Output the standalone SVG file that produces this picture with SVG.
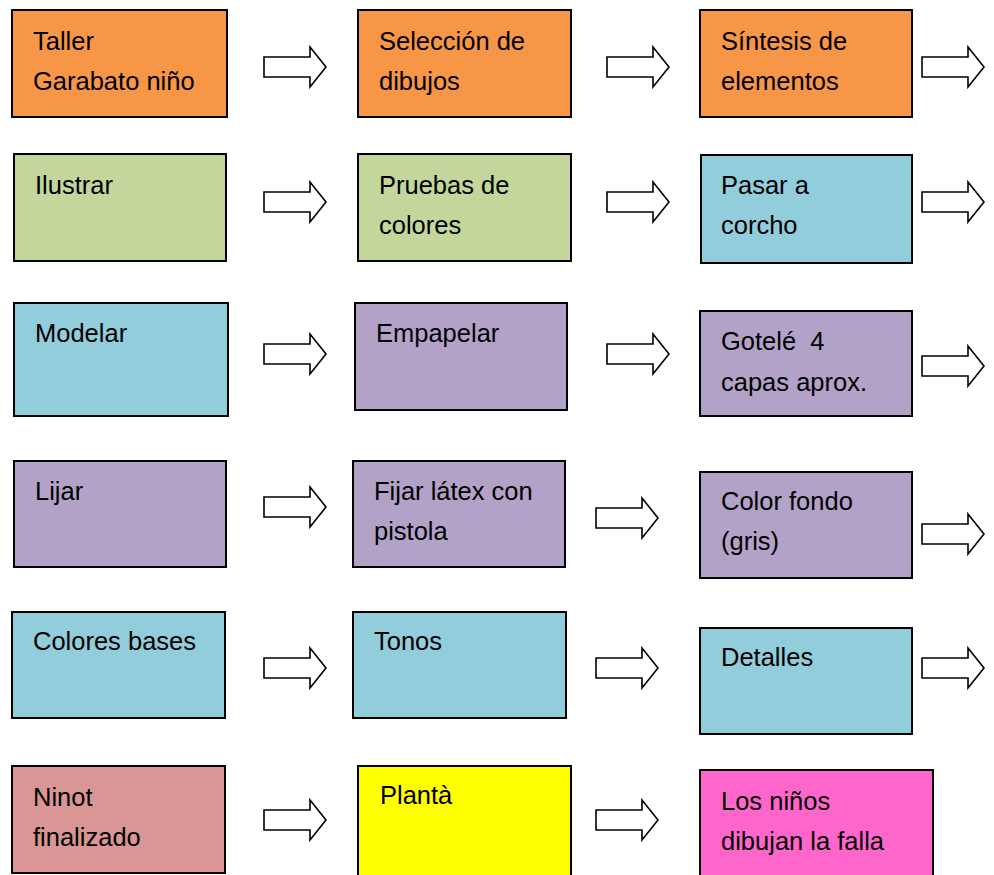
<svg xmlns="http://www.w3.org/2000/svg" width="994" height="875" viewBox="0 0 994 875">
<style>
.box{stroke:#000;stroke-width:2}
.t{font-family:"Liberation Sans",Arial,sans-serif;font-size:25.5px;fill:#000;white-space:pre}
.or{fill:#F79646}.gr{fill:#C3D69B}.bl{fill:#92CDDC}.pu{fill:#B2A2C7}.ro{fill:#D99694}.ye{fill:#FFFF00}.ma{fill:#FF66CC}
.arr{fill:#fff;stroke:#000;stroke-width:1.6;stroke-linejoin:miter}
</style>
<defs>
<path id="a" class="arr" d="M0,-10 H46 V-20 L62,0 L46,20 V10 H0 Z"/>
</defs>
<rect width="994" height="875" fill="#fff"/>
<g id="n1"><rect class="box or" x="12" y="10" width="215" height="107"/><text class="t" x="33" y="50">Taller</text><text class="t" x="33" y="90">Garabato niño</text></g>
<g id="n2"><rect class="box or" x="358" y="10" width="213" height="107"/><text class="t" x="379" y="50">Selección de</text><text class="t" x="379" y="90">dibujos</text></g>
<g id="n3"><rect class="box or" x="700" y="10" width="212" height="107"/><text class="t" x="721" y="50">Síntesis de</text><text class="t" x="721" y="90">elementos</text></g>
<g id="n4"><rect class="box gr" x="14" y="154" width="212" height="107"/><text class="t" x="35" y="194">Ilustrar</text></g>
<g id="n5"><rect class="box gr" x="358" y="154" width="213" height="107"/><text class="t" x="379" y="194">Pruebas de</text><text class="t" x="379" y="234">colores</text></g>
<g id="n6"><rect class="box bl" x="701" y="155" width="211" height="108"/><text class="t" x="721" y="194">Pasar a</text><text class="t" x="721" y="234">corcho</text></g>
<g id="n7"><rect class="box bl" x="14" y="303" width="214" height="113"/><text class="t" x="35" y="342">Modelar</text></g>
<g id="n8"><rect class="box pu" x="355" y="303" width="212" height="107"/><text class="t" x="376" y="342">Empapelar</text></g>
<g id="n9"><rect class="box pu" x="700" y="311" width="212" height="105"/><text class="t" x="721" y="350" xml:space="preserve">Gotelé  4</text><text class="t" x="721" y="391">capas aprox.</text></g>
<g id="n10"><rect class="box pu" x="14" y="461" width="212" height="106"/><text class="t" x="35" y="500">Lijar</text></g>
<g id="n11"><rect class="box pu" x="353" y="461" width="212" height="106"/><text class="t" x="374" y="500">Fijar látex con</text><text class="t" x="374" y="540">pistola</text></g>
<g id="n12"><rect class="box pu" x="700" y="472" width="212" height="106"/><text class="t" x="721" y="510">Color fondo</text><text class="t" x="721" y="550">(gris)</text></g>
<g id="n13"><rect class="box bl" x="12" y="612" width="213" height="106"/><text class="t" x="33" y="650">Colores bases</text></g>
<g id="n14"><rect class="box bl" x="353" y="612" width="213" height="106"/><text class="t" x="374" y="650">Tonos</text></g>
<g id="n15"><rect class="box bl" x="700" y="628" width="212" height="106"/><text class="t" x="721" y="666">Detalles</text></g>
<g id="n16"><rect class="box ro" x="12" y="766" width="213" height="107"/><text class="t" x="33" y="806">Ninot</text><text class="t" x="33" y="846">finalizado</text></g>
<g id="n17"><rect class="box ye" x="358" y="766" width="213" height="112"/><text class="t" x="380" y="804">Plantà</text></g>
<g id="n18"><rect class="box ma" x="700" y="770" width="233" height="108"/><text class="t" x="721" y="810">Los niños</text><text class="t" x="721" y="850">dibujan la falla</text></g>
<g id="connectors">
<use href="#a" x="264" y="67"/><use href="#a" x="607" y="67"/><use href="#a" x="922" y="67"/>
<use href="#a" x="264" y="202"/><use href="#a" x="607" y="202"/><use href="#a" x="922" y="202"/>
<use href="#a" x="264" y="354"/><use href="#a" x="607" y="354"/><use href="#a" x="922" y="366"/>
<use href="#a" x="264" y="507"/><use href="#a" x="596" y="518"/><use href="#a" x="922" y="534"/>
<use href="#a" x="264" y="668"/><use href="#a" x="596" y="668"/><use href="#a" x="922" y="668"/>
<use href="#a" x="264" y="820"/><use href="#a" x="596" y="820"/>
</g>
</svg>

* Set exercise *
Except for the pictures, copy the material above exactly.

* Solved problem *
Output the standalone SVG file that produces this picture with SVG.
<svg xmlns="http://www.w3.org/2000/svg" width="994" height="875" viewBox="0 0 994 875">
<style>
.box{stroke:#000;stroke-width:2}
.t{font-family:"Liberation Sans",Arial,sans-serif;font-size:25.5px;fill:#000;white-space:pre}
.or{fill:#F79646}.gr{fill:#C3D69B}.bl{fill:#92CDDC}.pu{fill:#B2A2C7}.ro{fill:#D99694}.ye{fill:#FFFF00}.ma{fill:#FF66CC}
.arr{fill:#fff;stroke:#000;stroke-width:1.6;stroke-linejoin:miter}
</style>
<defs>
<path id="a" class="arr" d="M0,-10 H46 V-20 L62,0 L46,20 V10 H0 Z"/>
</defs>
<rect width="994" height="875" fill="#fff"/>
<g id="n1"><rect class="box or" x="12" y="10" width="215" height="107"/><text class="t" x="33" y="50">Taller</text><text class="t" x="33" y="90">Garabato niño</text></g>
<g id="n2"><rect class="box or" x="358" y="10" width="213" height="107"/><text class="t" x="379" y="50">Selección de</text><text class="t" x="379" y="90">dibujos</text></g>
<g id="n3"><rect class="box or" x="700" y="10" width="212" height="107"/><text class="t" x="721" y="50">Síntesis de</text><text class="t" x="721" y="90">elementos</text></g>
<g id="n4"><rect class="box gr" x="14" y="154" width="212" height="107"/><text class="t" x="35" y="194">Ilustrar</text></g>
<g id="n5"><rect class="box gr" x="358" y="154" width="213" height="107"/><text class="t" x="379" y="194">Pruebas de</text><text class="t" x="379" y="234">colores</text></g>
<g id="n6"><rect class="box bl" x="701" y="155" width="211" height="108"/><text class="t" x="721" y="194">Pasar a</text><text class="t" x="721" y="234">corcho</text></g>
<g id="n7"><rect class="box bl" x="14" y="303" width="214" height="113"/><text class="t" x="35" y="342">Modelar</text></g>
<g id="n8"><rect class="box pu" x="355" y="303" width="212" height="107"/><text class="t" x="376" y="342">Empapelar</text></g>
<g id="n9"><rect class="box pu" x="700" y="311" width="212" height="105"/><text class="t" x="721" y="350" xml:space="preserve">Gotelé  4</text><text class="t" x="721" y="391">capas aprox.</text></g>
<g id="n10"><rect class="box pu" x="14" y="461" width="212" height="106"/><text class="t" x="35" y="500">Lijar</text></g>
<g id="n11"><rect class="box pu" x="353" y="461" width="212" height="106"/><text class="t" x="374" y="500">Fijar látex con</text><text class="t" x="374" y="540">pistola</text></g>
<g id="n12"><rect class="box pu" x="700" y="472" width="212" height="106"/><text class="t" x="721" y="510">Color fondo</text><text class="t" x="721" y="550">(gris)</text></g>
<g id="n13"><rect class="box bl" x="12" y="612" width="213" height="106"/><text class="t" x="33" y="650">Colores bases</text></g>
<g id="n14"><rect class="box bl" x="353" y="612" width="213" height="106"/><text class="t" x="374" y="650">Tonos</text></g>
<g id="n15"><rect class="box bl" x="700" y="628" width="212" height="106"/><text class="t" x="721" y="666">Detalles</text></g>
<g id="n16"><rect class="box ro" x="12" y="766" width="213" height="107"/><text class="t" x="33" y="806">Ninot</text><text class="t" x="33" y="846">finalizado</text></g>
<g id="n17"><rect class="box ye" x="358" y="766" width="213" height="112"/><text class="t" x="380" y="804">Plantà</text></g>
<g id="n18"><rect class="box ma" x="700" y="770" width="233" height="108"/><text class="t" x="721" y="810">Los niños</text><text class="t" x="721" y="850">dibujan la falla</text></g>
<g id="connectors">
<use href="#a" x="264" y="67"/><use href="#a" x="607" y="67"/><use href="#a" x="922" y="67"/>
<use href="#a" x="264" y="202"/><use href="#a" x="607" y="202"/><use href="#a" x="922" y="202"/>
<use href="#a" x="264" y="354"/><use href="#a" x="607" y="354"/><use href="#a" x="922" y="366"/>
<use href="#a" x="264" y="507"/><use href="#a" x="596" y="518"/><use href="#a" x="922" y="534"/>
<use href="#a" x="264" y="668"/><use href="#a" x="596" y="668"/><use href="#a" x="922" y="668"/>
<use href="#a" x="264" y="820"/><use href="#a" x="596" y="820"/>
</g>
</svg>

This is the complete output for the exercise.